__What this task involves__. With the images removed, repeat the data below exactly.

__Given data__.
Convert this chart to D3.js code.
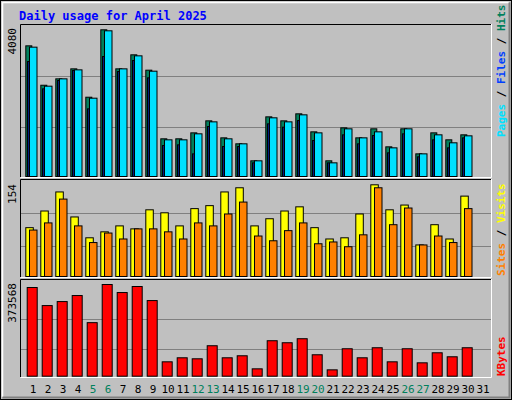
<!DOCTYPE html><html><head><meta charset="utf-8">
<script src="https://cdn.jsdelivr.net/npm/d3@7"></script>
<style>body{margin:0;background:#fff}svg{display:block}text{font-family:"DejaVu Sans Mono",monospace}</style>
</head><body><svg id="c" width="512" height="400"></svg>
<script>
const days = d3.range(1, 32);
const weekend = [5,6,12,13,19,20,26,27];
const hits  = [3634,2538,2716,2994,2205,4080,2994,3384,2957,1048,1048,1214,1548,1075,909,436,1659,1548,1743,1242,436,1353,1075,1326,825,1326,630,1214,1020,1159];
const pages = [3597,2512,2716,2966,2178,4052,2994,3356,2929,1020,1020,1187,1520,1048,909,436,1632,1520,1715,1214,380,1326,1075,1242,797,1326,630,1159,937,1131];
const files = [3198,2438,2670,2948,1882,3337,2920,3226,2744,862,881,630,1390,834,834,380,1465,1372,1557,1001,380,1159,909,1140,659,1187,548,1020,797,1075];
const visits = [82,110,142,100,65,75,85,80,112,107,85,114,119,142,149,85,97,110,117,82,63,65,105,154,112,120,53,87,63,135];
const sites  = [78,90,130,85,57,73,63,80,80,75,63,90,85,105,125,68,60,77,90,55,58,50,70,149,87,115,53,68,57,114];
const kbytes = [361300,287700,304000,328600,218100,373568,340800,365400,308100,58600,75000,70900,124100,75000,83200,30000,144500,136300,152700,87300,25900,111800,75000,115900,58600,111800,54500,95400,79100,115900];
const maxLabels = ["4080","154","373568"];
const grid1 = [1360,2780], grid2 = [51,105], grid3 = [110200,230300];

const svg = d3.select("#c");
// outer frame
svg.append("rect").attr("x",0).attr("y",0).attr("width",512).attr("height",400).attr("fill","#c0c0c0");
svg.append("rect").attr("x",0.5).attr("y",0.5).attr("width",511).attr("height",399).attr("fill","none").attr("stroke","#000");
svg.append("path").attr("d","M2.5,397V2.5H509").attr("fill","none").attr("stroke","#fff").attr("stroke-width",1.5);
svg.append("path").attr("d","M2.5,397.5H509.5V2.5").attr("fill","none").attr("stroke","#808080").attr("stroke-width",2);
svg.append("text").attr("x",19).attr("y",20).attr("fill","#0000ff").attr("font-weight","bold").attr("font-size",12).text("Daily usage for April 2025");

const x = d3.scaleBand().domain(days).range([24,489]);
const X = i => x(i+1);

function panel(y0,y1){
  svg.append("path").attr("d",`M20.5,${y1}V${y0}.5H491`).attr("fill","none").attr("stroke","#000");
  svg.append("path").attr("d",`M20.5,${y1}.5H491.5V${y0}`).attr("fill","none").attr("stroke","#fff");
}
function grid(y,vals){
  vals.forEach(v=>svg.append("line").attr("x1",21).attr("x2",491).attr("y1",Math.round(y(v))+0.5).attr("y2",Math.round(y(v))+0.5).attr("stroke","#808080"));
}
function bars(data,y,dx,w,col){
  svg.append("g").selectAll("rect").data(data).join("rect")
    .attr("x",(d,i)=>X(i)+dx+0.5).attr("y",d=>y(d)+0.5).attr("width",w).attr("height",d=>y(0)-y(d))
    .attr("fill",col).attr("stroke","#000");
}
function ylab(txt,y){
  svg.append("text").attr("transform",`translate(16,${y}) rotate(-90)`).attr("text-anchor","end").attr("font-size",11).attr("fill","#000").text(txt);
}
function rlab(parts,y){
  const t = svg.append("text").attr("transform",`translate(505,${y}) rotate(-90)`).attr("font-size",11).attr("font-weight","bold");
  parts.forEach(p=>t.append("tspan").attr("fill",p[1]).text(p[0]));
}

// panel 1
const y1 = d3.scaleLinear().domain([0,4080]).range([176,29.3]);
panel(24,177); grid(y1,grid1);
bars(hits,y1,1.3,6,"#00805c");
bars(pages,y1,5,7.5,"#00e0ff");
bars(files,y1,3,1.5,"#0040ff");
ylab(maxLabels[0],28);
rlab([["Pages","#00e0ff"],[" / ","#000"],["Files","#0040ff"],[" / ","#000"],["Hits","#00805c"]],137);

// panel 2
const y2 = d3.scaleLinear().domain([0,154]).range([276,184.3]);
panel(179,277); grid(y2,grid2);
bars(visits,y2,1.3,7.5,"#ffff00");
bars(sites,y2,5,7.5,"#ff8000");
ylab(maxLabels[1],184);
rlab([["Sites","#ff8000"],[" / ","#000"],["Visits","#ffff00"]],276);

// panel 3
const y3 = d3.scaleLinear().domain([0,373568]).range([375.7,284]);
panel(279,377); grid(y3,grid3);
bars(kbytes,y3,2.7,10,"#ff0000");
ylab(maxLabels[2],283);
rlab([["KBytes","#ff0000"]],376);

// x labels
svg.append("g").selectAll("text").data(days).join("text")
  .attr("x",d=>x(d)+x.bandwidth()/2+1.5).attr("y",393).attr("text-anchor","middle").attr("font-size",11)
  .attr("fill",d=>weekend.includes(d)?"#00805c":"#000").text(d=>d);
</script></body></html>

__Answer below__.
Convert this chart to D3.js code.
<!DOCTYPE html><html><head><meta charset="utf-8">
<script src="https://cdn.jsdelivr.net/npm/d3@7"></script>
<style>body{margin:0;background:#fff}svg{display:block}text{font-family:"DejaVu Sans Mono",monospace}</style>
</head><body><svg id="c" width="512" height="400"></svg>
<script>
const days = d3.range(1, 32);
const weekend = [5,6,12,13,19,20,26,27];
const hits  = [3634,2538,2716,2994,2205,4080,2994,3384,2957,1048,1048,1214,1548,1075,909,436,1659,1548,1743,1242,436,1353,1075,1326,825,1326,630,1214,1020,1159];
const pages = [3597,2512,2716,2966,2178,4052,2994,3356,2929,1020,1020,1187,1520,1048,909,436,1632,1520,1715,1214,380,1326,1075,1242,797,1326,630,1159,937,1131];
const files = [3198,2438,2670,2948,1882,3337,2920,3226,2744,862,881,630,1390,834,834,380,1465,1372,1557,1001,380,1159,909,1140,659,1187,548,1020,797,1075];
const visits = [82,110,142,100,65,75,85,80,112,107,85,114,119,142,149,85,97,110,117,82,63,65,105,154,112,120,53,87,63,135];
const sites  = [78,90,130,85,57,73,63,80,80,75,63,90,85,105,125,68,60,77,90,55,58,50,70,149,87,115,53,68,57,114];
const kbytes = [361300,287700,304000,328600,218100,373568,340800,365400,308100,58600,75000,70900,124100,75000,83200,30000,144500,136300,152700,87300,25900,111800,75000,115900,58600,111800,54500,95400,79100,115900];
const maxLabels = ["4080","154","373568"];
const grid1 = [1360,2780], grid2 = [51,105], grid3 = [110200,230300];

const svg = d3.select("#c");
// outer frame
svg.append("rect").attr("x",0).attr("y",0).attr("width",512).attr("height",400).attr("fill","#c0c0c0");
svg.append("rect").attr("x",0.5).attr("y",0.5).attr("width",511).attr("height",399).attr("fill","none").attr("stroke","#000");
svg.append("path").attr("d","M2.5,397V2.5H509").attr("fill","none").attr("stroke","#fff").attr("stroke-width",1.5);
svg.append("path").attr("d","M2.5,397.5H509.5V2.5").attr("fill","none").attr("stroke","#808080").attr("stroke-width",2);
svg.append("text").attr("x",19).attr("y",20).attr("fill","#0000ff").attr("font-weight","bold").attr("font-size",12).text("Daily usage for April 2025");

const x = d3.scaleBand().domain(days).range([24,489]);
const X = i => x(i+1);

function panel(y0,y1){
  svg.append("path").attr("d",`M20.5,${y1}V${y0}.5H491`).attr("fill","none").attr("stroke","#000");
  svg.append("path").attr("d",`M20.5,${y1}.5H491.5V${y0}`).attr("fill","none").attr("stroke","#fff");
}
function grid(y,vals){
  vals.forEach(v=>svg.append("line").attr("x1",21).attr("x2",491).attr("y1",Math.round(y(v))+0.5).attr("y2",Math.round(y(v))+0.5).attr("stroke","#808080"));
}
function bars(data,y,dx,w,col){
  svg.append("g").selectAll("rect").data(data).join("rect")
    .attr("x",(d,i)=>X(i)+dx+0.5).attr("y",d=>y(d)+0.5).attr("width",w).attr("height",d=>y(0)-y(d))
    .attr("fill",col).attr("stroke","#000");
}
function ylab(txt,y){
  svg.append("text").attr("transform",`translate(16,${y}) rotate(-90)`).attr("text-anchor","end").attr("font-size",11).attr("fill","#000").text(txt);
}
function rlab(parts,y){
  const t = svg.append("text").attr("transform",`translate(505,${y}) rotate(-90)`).attr("font-size",11).attr("font-weight","bold");
  parts.forEach(p=>t.append("tspan").attr("fill",p[1]).text(p[0]));
}

// panel 1
const y1 = d3.scaleLinear().domain([0,4080]).range([176,29.3]);
panel(24,177); grid(y1,grid1);
bars(hits,y1,1.3,6,"#00805c");
bars(pages,y1,5,7.5,"#00e0ff");
bars(files,y1,3,1.5,"#0040ff");
ylab(maxLabels[0],28);
rlab([["Pages","#00e0ff"],[" / ","#000"],["Files","#0040ff"],[" / ","#000"],["Hits","#00805c"]],137);

// panel 2
const y2 = d3.scaleLinear().domain([0,154]).range([276,184.3]);
panel(179,277); grid(y2,grid2);
bars(visits,y2,1.3,7.5,"#ffff00");
bars(sites,y2,5,7.5,"#ff8000");
ylab(maxLabels[1],184);
rlab([["Sites","#ff8000"],[" / ","#000"],["Visits","#ffff00"]],276);

// panel 3
const y3 = d3.scaleLinear().domain([0,373568]).range([375.7,284]);
panel(279,377); grid(y3,grid3);
bars(kbytes,y3,2.7,10,"#ff0000");
ylab(maxLabels[2],283);
rlab([["KBytes","#ff0000"]],376);

// x labels
svg.append("g").selectAll("text").data(days).join("text")
  .attr("x",d=>x(d)+x.bandwidth()/2+1.5).attr("y",393).attr("text-anchor","middle").attr("font-size",11)
  .attr("fill",d=>weekend.includes(d)?"#00805c":"#000").text(d=>d);
</script></body></html>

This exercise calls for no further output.